Universal Negative Energetic Elasticity in Polymer Chains: Crossovers among Random, Self-Avoiding, and Neighbor-Avoiding Walks
Nobu C. Shirai, Naoyuki Sakumichi
TL;DR
This paper addresses the origin of negative energetic elasticity in gels by studying two lattice polymer models, the Domb–Joyce (DJ) model and interacting self-avoiding walk (ISAW), across RW–SAW and SAW–NAW crossovers with exact enumeration. It identifies soft-repulsive segment interactions as the microscopic mechanism that yields negative energetic contributions to stiffness and reveals a universal scaling law for the internal energy with exponent $7/4$ that persists across crossovers and end-to-end directions. The approach combines exact enumeration, polynomial reconstructions in chain length, and cross-model analysis to establish universality beyond specific polymers or networks. The findings have significant implications for understanding gel elasticity and guiding the design of solvent-responsive polymer materials.
Abstract
Negative energetic elasticity in gels challenges the conventional understanding of gel elasticity; despite extensive research, a concise explanation remains elusive.
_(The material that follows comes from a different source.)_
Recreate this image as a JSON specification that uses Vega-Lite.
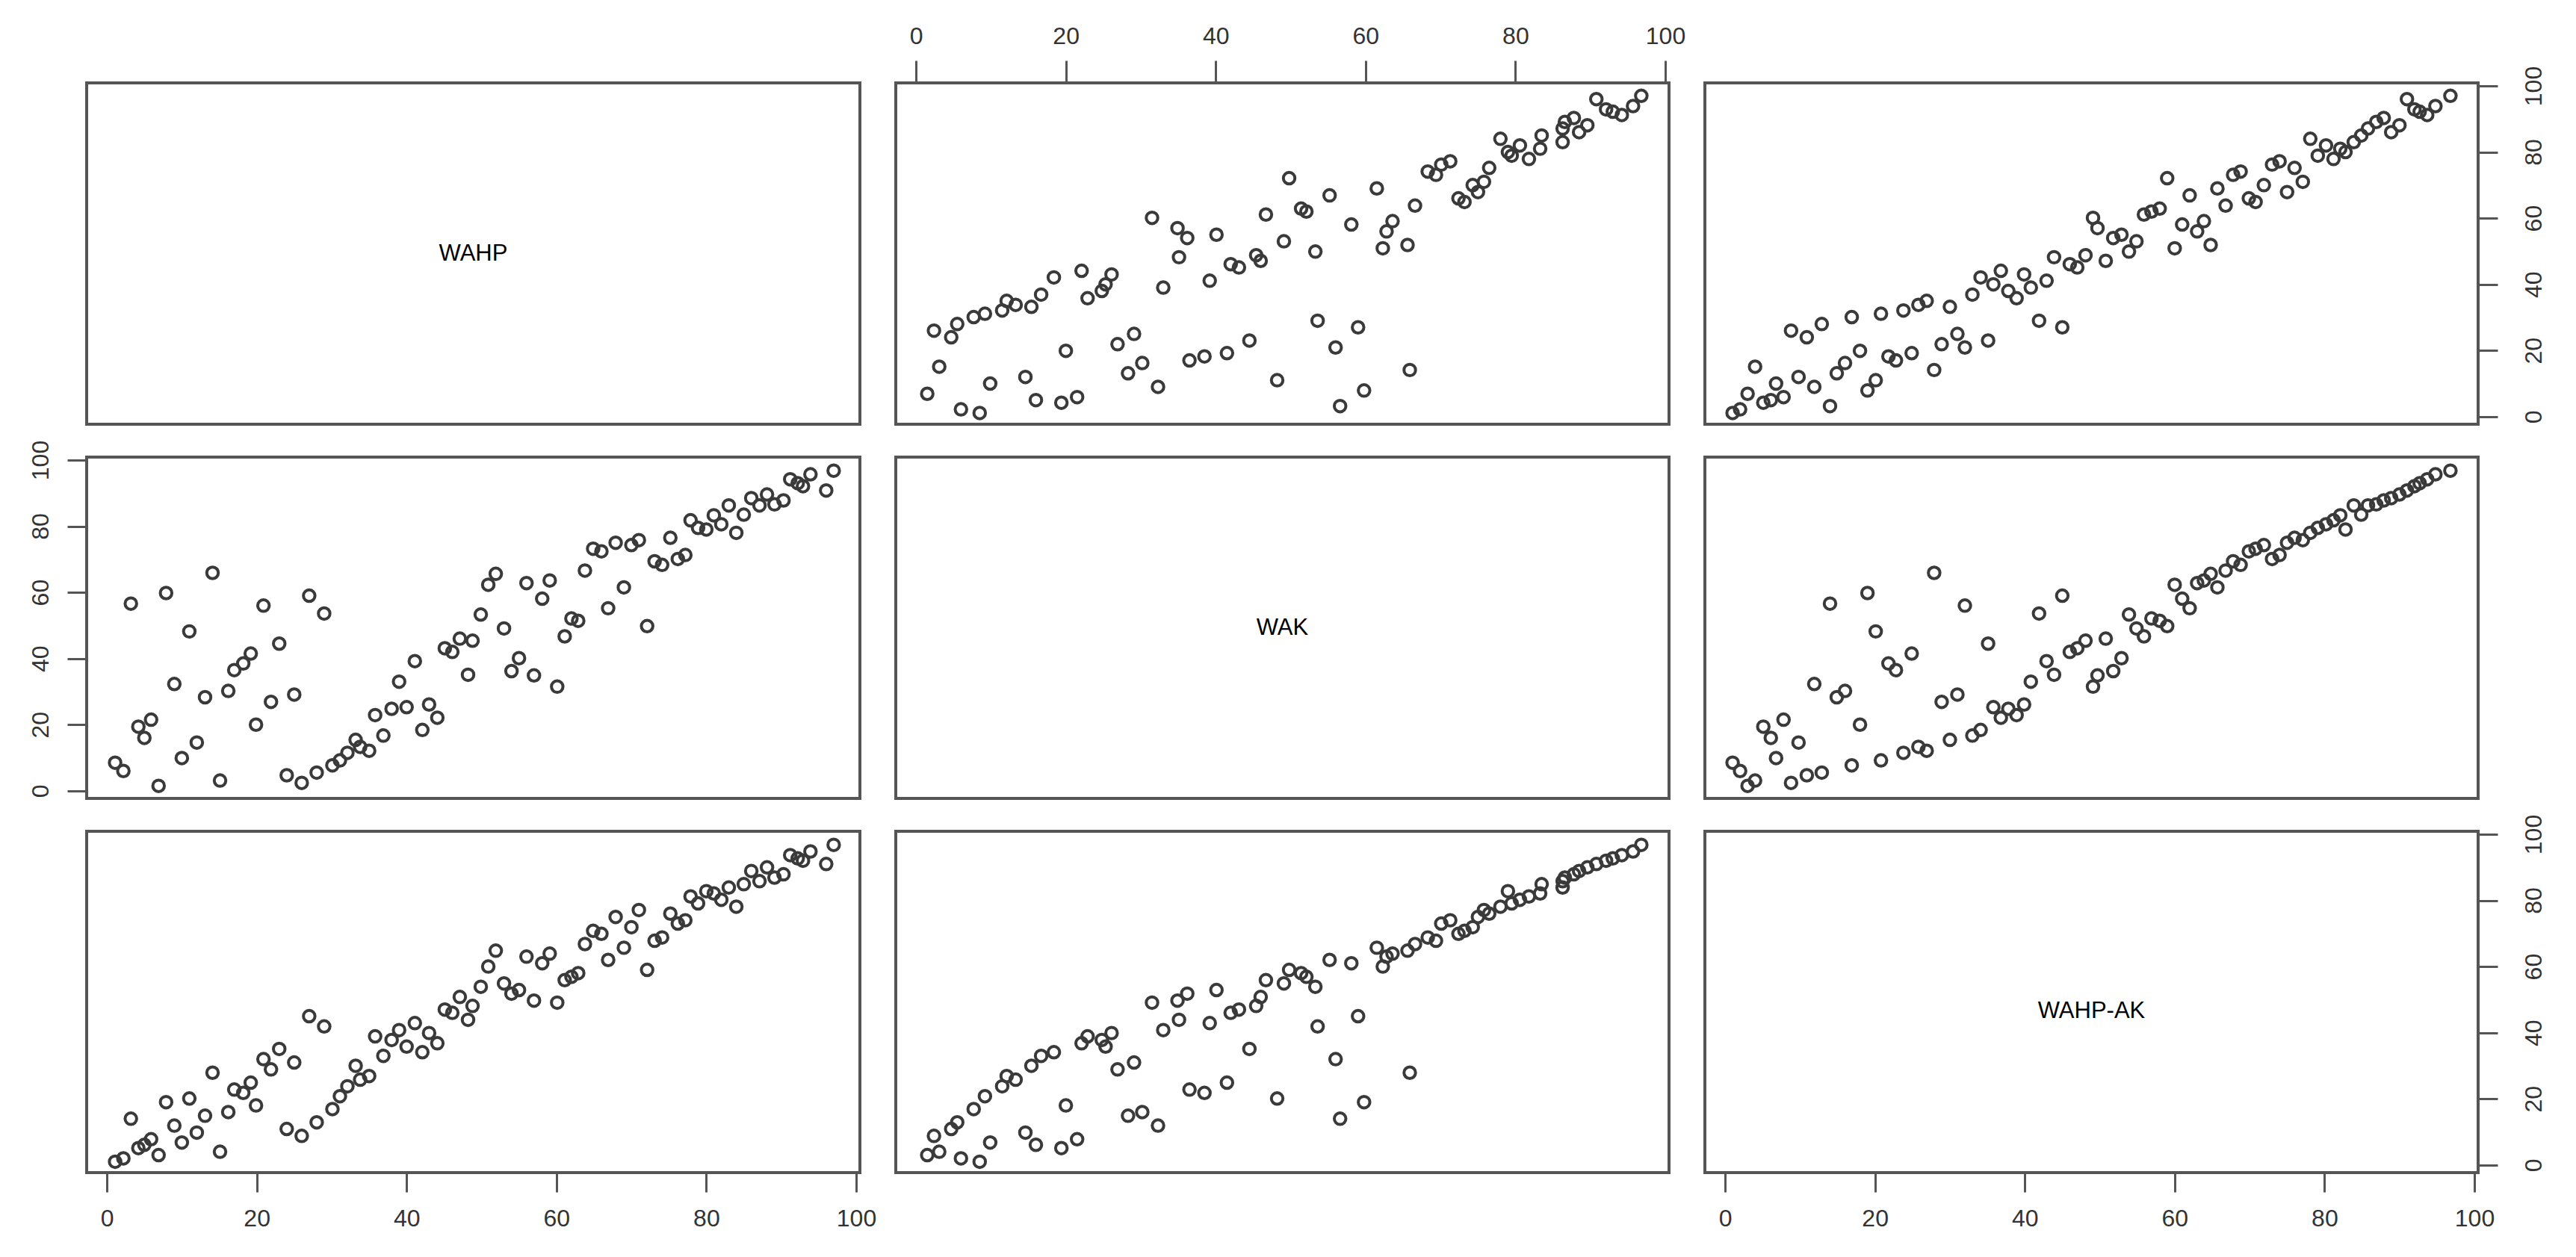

In this study, we use the weakly self-avoiding walk (the Domb-Joyce model; DJ model) and interacting self-avoiding walk (ISAW) to investigate the emergence of negative energetic elasticity in polymer chains. Using exact enumeration, we show that both the DJ model and ISAW exhibit negative energetic elasticity, which is caused by effective soft-repulsive interactions between polymer segments. Moreover, we find that a universal scaling law for the internal energy of both models, with a common exponent of $7/4$, holds consistently across both random-walk-self-avoiding-walk and self-avoiding-walk-neighbor-avoiding-walk crossovers. These findings suggest that negative energetic elasticity is a fundamental and universal property of polymer networks and chains.